Tapi begitulah. Semakin ke sini, anehnya, tentang PSMS yang "menyamar" atau "disamarkan" ini, cenderung kelihatan makin dikaburkan. Sejak Piala Jenderal Sudirman digelar, kata 'PSMS' seolah-olah menjadi kata yang tabu.
PSMS disembunyikan dengan segenap daya upaya. Saat pertandingan yang melibatkan PS TNI disiarkan langsung di televisi, presenter dan komentator, tak sekali pun mengungkit-ungkit PSMS.
Sebuah koran nasional menurunkan artikel satu halaman penuh yang membahas gaya bermain PS TNI yang menurut pandangan penulisnya luar biasa. Bersemangat tinggi, keras, dan penuh fanatisme. Dan penulis itu memberikan acungan jempol.
Saya jadi bertanya-tanya, ini penulis baru kemarin sore mengikuti sepakbola nasional atau memang pura-pura tidak tahu? Sejak zaman layar televisi masih hitam putih, PSMS sudah bermain dengan cara seperti itu.
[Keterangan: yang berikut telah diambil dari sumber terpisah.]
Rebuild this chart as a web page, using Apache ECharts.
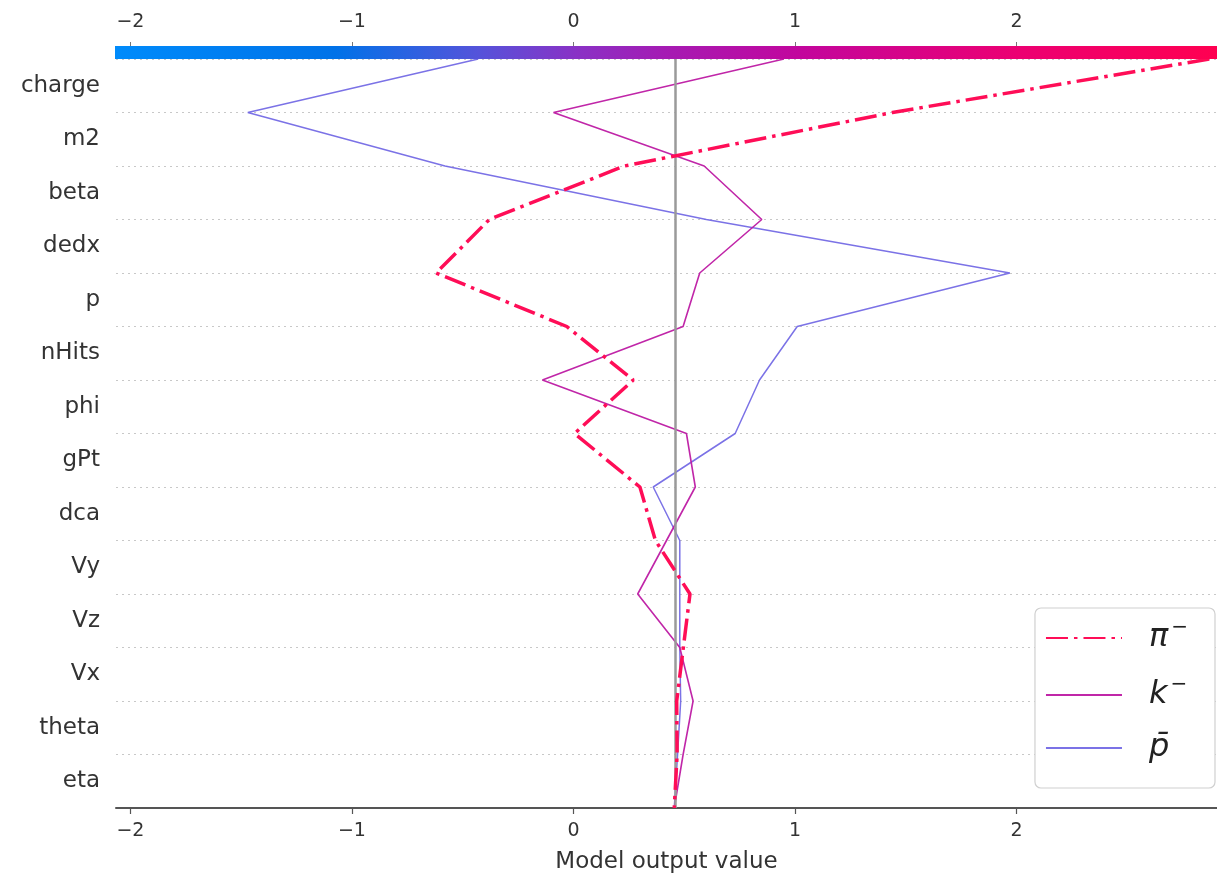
<!DOCTYPE html>
<html>
<head>
<meta charset="utf-8">
<script src="https://cdn.jsdelivr.net/npm/echarts@6/dist/echarts.min.js"></script>
<style>
html,body{margin:0;padding:0;background:#fff;}
#chart{width:1217px;height:879px;}
</style>
</head>
<body>
<div id="chart"></div>
<script>
// Features, top to bottom
const features = ['charge','m2','beta','dedx','p','nHits','phi','gPt','dca','Vy','Vz','Vx','theta','eta'];
// Cumulative model output at each boundary, from the top of the plot (final output) down to the base value
const piMinus = [2.87, 1.44, 0.23, -0.38, -0.62, -0.03, 0.27, 0.005, 0.30, 0.37, 0.526, 0.496, 0.466, 0.468, 0.455];
const kMinus  = [0.95, -0.09, 0.59, 0.85, 0.57, 0.495, -0.14, 0.51, 0.55, 0.42, 0.29, 0.48, 0.54, 0.495, 0.455];
const pBar    = [-0.43, -1.47, -0.58, 0.60, 1.97, 1.01, 0.84, 0.73, 0.36, 0.48, 0.48, 0.48, 0.484, 0.47, 0.455];
const baseValue = 0.455;
const xTicks = [-2, -1, 0, 1, 2];
const xMin = -2.065, xMax = 2.905;

const FONT = 'DejaVu Sans';
const nLev = piMinus.length - 1;
function toPts(arr){ return arr.map((v,i)=>[v, nLev - i]); }
const fmt = v => String(v).replace('-', '\u2212');

const chart = echarts.init(document.getElementById('chart'), null, {renderer:'canvas'});
const gridLeft = 116, gridTop = 59, gridBottom = 71;

const option = {
  animation: false,
  backgroundColor: '#fff',
  grid: {left: gridLeft, right: 0, top: gridTop, bottom: gridBottom, containLabel: false},
  xAxis: [
    {
      type: 'value', position: 'bottom', min: xMin, max: xMax,
      axisLine: {show: true, lineStyle: {color: '#555', width: 2}},
      axisTick: {show: true, length: 6, lineStyle: {color: '#555', width: 1.2}, customValues: xTicks},
      axisLabel: {color: '#333', fontSize: 19, fontFamily: FONT, margin: 14, customValues: xTicks, formatter: fmt},
      splitLine: {show: false},
      name: 'Model output value', nameLocation: 'middle', nameGap: 43,
      nameTextStyle: {color: '#333', fontSize: 23, fontFamily: FONT}
    },
    {
      type: 'value', position: 'top', min: xMin, max: xMax, offset: 13,
      axisLine: {show: false},
      axisTick: {show: true, length: 4, lineStyle: {color: '#777', width: 1}, customValues: xTicks},
      axisLabel: {color: '#333', fontSize: 19, fontFamily: FONT, margin: 14, customValues: xTicks, formatter: fmt},
      splitLine: {show: false}
    }
  ],
  yAxis: [
    {
      type: 'category', data: features, inverse: true,
      axisLine: {show: false}, axisTick: {show: false},
      axisLabel: {color: '#333', fontSize: 23, fontFamily: FONT, margin: 16},
      splitLine: {show: false}
    },
    {
      type: 'value', min: 0, max: nLev, interval: 1,
      axisLine: {show: false}, axisTick: {show: false}, axisLabel: {show: false},
      splitLine: {show: true, lineStyle: {color: '#c8c8c8', type: [2, 4], width: 1.2}}
    }
  ],
  legend: {
    orient: 'vertical', right: 2, top: 608,
    itemWidth: 76, itemHeight: 20, itemGap: 21,
    padding: [10, 27, 24, 10],
    borderColor: '#d0d0d0', borderWidth: 1.2, borderRadius: 6, backgroundColor: '#fff',
    itemStyle: {opacity: 0, borderWidth: 0},
    data: ['pi', 'k', 'pbar'],
    formatter: function(name){
      if (name === 'pi') return '{i|\u03c0}{s|\u2212}';
      if (name === 'k') return '{i|k}{s|\u2212}';
      return '{i|p\u0304}';
    },
    textStyle: {
      rich: {
        i: {fontFamily: FONT, fontStyle: 'italic', fontSize: 32, color: '#222', padding: [0, 0, 0, 22], lineHeight: 40},
        s: {fontFamily: FONT, fontSize: 20, color: '#222', verticalAlign: 'top', lineHeight: 20, padding:[0,0,0,3]}
      }
    }
  },
  graphic: [],
  series: [
    {
      name: 'base', type: 'line', xAxisIndex: 0, yAxisIndex: 1, data: [], z: 1, silent: true,
      markLine: {
        silent: true, symbol: 'none', animation: false,
        label: {show: false},
        lineStyle: {color: '#9a9a9a', width: 2.5, type: 'solid'},
        data: [{xAxis: baseValue}]
      }
    },
    {
      name: 'pbar', type: 'line', xAxisIndex: 0, yAxisIndex: 1, data: toPts(pBar),
      showSymbol: false, symbol: 'none', z: 3,
      lineStyle: {color: '#6d63e3', width: 1.5, opacity: 0.9},
      itemStyle: {color: '#6d63e3'}
    },
    {
      name: 'k', type: 'line', xAxisIndex: 0, yAxisIndex: 1, data: toPts(kMinus),
      showSymbol: false, symbol: 'none', z: 4,
      lineStyle: {color: '#bd1aa3', width: 1.6, opacity: 0.95},
      itemStyle: {color: '#bd1aa3'}
    },
    {
      name: 'pi', type: 'line', xAxisIndex: 0, yAxisIndex: 1, data: toPts(piMinus),
      showSymbol: false, symbol: 'none', z: 5,
      lineStyle: {color: '#ff0d57', width: 3.5, type: [22, 6, 3.5, 6], cap: 'butt'},
      itemStyle: {color: '#ff0d57'}
    }
  ]
};
chart.setOption(option);

// colour bar along the top of the plot area, spanning the x range
const x0 = chart.convertToPixel({xAxisIndex: 0}, xMin);
const x1 = chart.convertToPixel({xAxisIndex: 0}, xMax);
chart.setOption({
  graphic: [{
    type: 'rect', z: 100,
    shape: {x: x0 - 1, y: gridTop - 13, width: x1 - x0 + 1, height: 13},
    style: {
      fill: new echarts.graphic.LinearGradient(0, 0, 1, 0, [
        {offset: 0, color: '#008bfb'},
        {offset: 0.2, color: '#0072e8'},
        {offset: 0.33, color: '#5553da'},
        {offset: 0.42, color: '#8a31c5'},
        {offset: 0.5, color: '#a51bb3'},
        {offset: 0.62, color: '#c2069d'},
        {offset: 0.82, color: '#ec0072'},
        {offset: 1, color: '#ff0051'}
      ])
    }
  }]
});
</script>
</body>
</html>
Sepakbola Medan, yang keras namun tak kasar, meski kadang-kadang nakal.
Jika seluruh awak PSMS "dibedol desa" ke PS TNI, semestinya penulis ini tahu bahwa gaya permainan ini akan terasuk sepenuhnya. Atau sebenarnya pun bukan terasuk. Sebab yang jika lambangĀ TNI yang tertempel di kostum hijau di bagian dada sebelah kanan itu diganti lambang PSMS, maka yang bermain melawan (sejauh ini) tiga klub ISL, dan menang, itu adalah PSMS.
Hari berikutnya, juga di satu media nasional, diturunkan artikel yang menyebut pemain-pemain PS TNI mendadak menjadi idola-idola baru. Seperti sebelumnya, tidak ada satu pun kata 'PSMS' muncul di sana.
Ini belum seberapa. Lebih parah lagi, ada sebaris kalimat di dalam artikel itu, yang berupaya menjelaskan "asal muasal" para pemain PS TNI. Dan mereka memilih kalimat seperti ini: "Awalnya mereka tidak terlalu dikenal, hanya kumpulan pemain yang bertanding di level Divisi Utama."
Duh, kacau sekali, ya! Kenapa tidak disebut PSMS saja? Kenapa nama PSMS harus disembunyikan seperti halnya identitas korban pemerkosaan di bawah umur?
Yang juga membuat saya tak paham, untuk apa sebenarnya semua upaya pengaburan fakta ini dilakukan? Inisiatif sendiri atau ada yang memerintah?